# EXERCISE PROMPT
Search the records below for the word "this" and show every line where it occurs.
------ EXERCISE MATERIAL ------
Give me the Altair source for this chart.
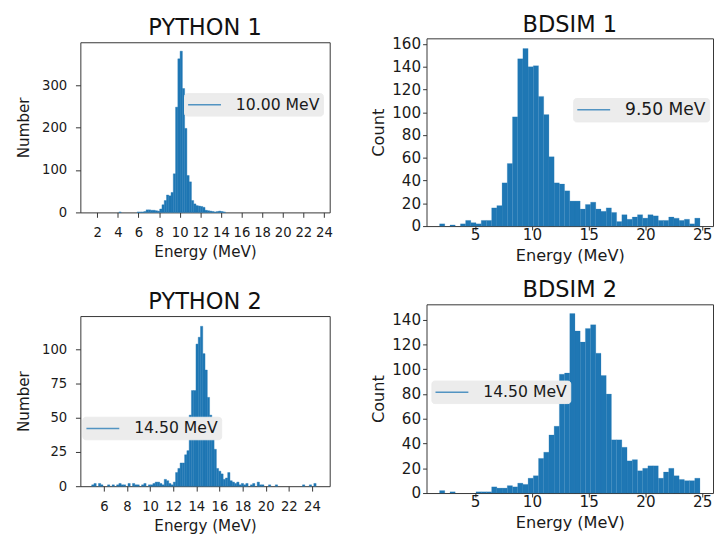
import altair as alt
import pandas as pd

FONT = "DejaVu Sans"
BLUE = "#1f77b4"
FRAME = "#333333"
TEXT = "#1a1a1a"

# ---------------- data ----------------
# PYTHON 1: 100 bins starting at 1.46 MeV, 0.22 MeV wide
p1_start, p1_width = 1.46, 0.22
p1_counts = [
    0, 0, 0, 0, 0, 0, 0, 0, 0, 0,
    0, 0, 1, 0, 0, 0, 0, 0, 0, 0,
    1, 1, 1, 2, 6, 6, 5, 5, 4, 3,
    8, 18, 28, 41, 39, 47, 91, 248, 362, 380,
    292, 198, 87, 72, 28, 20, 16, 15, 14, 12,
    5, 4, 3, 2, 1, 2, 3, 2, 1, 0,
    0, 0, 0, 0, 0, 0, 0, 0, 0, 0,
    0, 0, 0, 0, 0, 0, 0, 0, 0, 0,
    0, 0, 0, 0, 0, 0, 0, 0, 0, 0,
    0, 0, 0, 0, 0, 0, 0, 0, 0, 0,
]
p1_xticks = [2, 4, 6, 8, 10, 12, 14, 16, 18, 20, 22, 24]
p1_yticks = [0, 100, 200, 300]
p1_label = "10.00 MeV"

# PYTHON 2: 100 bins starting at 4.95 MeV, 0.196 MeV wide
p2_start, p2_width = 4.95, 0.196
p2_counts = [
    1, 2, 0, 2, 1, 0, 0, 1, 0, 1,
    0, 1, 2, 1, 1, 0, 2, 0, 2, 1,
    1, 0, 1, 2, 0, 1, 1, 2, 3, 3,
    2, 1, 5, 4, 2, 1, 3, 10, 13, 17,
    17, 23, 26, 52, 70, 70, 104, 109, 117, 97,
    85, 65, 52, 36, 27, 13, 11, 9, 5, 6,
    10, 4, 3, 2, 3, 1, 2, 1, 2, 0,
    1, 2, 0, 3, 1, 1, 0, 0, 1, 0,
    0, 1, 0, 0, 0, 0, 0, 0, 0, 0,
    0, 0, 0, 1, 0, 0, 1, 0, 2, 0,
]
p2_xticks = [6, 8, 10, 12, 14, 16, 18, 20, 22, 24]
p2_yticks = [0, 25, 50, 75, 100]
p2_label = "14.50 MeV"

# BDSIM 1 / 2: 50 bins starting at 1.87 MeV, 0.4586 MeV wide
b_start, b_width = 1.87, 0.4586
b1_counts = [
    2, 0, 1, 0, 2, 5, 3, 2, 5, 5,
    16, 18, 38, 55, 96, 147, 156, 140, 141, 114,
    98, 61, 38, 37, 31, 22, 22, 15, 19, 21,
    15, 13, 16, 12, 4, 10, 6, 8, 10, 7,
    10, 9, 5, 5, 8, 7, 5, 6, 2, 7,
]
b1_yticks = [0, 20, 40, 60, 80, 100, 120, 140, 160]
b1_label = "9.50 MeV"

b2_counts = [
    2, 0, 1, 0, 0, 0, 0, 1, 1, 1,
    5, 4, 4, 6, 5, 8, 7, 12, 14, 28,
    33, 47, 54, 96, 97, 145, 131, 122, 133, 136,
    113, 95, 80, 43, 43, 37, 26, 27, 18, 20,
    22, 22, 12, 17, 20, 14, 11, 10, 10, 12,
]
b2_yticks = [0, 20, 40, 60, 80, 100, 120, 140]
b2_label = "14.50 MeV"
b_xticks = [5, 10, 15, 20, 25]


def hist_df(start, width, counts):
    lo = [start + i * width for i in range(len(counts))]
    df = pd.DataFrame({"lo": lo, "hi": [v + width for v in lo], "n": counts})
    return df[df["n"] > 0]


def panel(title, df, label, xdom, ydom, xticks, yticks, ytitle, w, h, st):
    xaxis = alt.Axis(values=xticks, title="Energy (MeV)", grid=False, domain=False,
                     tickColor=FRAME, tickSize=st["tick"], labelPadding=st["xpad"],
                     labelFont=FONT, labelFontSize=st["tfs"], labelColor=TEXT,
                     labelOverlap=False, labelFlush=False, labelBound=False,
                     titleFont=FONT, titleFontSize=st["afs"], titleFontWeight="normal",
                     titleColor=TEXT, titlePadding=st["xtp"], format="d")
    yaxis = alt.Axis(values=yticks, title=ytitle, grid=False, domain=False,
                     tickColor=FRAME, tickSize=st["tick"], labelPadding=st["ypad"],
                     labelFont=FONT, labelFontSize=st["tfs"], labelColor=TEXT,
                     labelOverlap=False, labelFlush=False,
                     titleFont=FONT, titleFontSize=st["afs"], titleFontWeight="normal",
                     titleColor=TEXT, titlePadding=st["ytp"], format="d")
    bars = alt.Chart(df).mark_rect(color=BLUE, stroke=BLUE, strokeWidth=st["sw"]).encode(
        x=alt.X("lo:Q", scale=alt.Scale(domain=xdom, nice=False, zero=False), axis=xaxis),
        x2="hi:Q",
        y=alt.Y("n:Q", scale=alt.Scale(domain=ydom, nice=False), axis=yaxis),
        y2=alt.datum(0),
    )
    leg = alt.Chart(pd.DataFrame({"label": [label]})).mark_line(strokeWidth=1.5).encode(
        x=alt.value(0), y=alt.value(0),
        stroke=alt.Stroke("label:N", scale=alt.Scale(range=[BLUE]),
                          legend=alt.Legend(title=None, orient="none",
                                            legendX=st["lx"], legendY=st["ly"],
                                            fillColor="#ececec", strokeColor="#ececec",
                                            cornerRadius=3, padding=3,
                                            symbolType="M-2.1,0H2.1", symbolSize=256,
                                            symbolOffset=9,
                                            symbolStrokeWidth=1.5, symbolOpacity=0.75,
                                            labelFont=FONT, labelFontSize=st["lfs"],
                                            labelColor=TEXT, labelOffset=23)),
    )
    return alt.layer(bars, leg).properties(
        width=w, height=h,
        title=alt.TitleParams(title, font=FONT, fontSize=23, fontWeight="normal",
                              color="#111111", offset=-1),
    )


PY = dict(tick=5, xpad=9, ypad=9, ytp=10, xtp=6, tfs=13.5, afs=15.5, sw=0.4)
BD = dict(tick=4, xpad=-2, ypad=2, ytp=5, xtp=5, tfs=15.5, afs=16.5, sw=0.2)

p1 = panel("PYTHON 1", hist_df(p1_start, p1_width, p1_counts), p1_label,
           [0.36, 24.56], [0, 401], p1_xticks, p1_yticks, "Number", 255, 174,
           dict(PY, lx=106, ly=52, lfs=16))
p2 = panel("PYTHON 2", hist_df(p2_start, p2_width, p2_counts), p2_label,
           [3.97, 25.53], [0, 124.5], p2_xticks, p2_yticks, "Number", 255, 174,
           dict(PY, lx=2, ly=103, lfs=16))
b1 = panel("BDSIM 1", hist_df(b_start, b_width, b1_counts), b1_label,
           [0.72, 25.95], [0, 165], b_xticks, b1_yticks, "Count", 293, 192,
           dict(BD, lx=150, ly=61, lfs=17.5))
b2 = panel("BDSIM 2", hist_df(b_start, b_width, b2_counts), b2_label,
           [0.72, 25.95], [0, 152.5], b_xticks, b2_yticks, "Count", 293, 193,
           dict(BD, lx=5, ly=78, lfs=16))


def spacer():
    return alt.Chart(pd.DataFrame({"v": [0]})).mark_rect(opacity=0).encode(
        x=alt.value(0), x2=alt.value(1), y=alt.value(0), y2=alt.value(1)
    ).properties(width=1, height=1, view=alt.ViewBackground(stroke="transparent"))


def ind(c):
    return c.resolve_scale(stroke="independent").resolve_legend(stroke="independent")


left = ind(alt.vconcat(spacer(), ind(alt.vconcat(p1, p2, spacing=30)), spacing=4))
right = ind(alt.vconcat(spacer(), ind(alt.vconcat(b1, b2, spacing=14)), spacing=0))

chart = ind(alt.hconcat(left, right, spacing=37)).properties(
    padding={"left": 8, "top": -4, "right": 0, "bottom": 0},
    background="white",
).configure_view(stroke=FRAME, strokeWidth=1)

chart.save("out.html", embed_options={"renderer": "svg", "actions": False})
------
------ EXERCISE MATERIAL ------
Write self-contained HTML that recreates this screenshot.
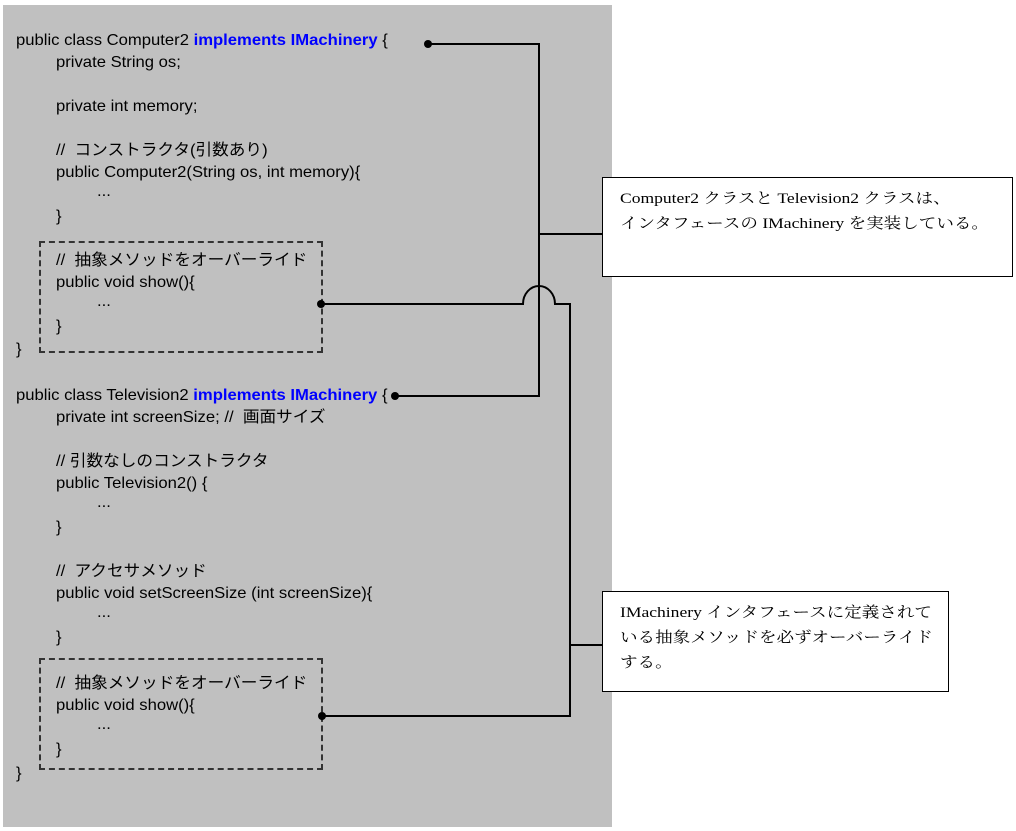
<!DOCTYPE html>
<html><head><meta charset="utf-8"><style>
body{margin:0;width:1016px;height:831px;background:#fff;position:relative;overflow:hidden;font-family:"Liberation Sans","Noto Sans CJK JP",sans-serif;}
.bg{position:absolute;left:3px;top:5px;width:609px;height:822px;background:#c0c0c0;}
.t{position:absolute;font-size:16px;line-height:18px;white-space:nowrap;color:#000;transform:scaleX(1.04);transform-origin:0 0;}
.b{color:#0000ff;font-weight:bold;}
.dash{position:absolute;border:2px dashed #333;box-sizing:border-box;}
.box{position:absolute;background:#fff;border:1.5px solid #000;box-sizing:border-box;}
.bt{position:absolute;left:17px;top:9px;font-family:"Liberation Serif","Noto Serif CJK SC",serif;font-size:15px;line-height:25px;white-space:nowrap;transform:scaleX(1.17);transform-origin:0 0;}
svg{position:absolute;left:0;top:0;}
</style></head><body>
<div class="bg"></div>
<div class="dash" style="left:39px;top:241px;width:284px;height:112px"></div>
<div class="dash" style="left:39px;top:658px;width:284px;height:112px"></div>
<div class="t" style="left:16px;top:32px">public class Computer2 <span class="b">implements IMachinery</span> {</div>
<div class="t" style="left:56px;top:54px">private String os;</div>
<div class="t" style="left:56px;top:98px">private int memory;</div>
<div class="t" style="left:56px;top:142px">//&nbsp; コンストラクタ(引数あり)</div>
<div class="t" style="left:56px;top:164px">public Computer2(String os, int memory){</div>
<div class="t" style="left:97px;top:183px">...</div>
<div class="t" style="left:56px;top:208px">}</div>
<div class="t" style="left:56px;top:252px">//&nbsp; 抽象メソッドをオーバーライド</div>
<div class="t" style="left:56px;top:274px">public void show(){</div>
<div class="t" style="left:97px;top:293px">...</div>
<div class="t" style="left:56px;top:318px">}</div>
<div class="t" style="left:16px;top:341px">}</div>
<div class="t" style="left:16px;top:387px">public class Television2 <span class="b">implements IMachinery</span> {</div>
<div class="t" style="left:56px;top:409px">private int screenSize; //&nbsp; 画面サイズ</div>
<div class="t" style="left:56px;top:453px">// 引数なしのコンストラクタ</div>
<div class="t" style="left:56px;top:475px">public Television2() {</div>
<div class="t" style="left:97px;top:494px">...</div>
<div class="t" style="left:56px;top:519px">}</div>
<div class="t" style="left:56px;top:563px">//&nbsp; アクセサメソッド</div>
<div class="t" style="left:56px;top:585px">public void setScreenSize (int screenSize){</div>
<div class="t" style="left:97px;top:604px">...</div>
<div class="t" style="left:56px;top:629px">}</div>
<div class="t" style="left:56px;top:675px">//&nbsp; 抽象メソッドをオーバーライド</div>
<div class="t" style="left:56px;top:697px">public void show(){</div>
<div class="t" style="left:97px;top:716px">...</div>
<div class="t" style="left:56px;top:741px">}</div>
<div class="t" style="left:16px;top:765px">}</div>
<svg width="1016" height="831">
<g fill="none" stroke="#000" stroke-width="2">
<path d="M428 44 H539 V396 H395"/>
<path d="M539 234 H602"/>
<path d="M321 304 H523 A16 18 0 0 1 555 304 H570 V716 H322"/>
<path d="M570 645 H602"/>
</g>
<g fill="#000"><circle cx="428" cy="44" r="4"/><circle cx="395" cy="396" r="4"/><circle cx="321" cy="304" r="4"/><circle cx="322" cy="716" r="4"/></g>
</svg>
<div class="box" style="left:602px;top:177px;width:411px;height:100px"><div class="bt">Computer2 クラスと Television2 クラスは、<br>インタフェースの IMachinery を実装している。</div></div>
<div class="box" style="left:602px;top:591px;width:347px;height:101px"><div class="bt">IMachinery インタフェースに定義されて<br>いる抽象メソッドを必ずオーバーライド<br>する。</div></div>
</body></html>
------
# OUTPUT BELOW
Give me the Altair source for this chart.
Write self-contained HTML that recreates this screenshot.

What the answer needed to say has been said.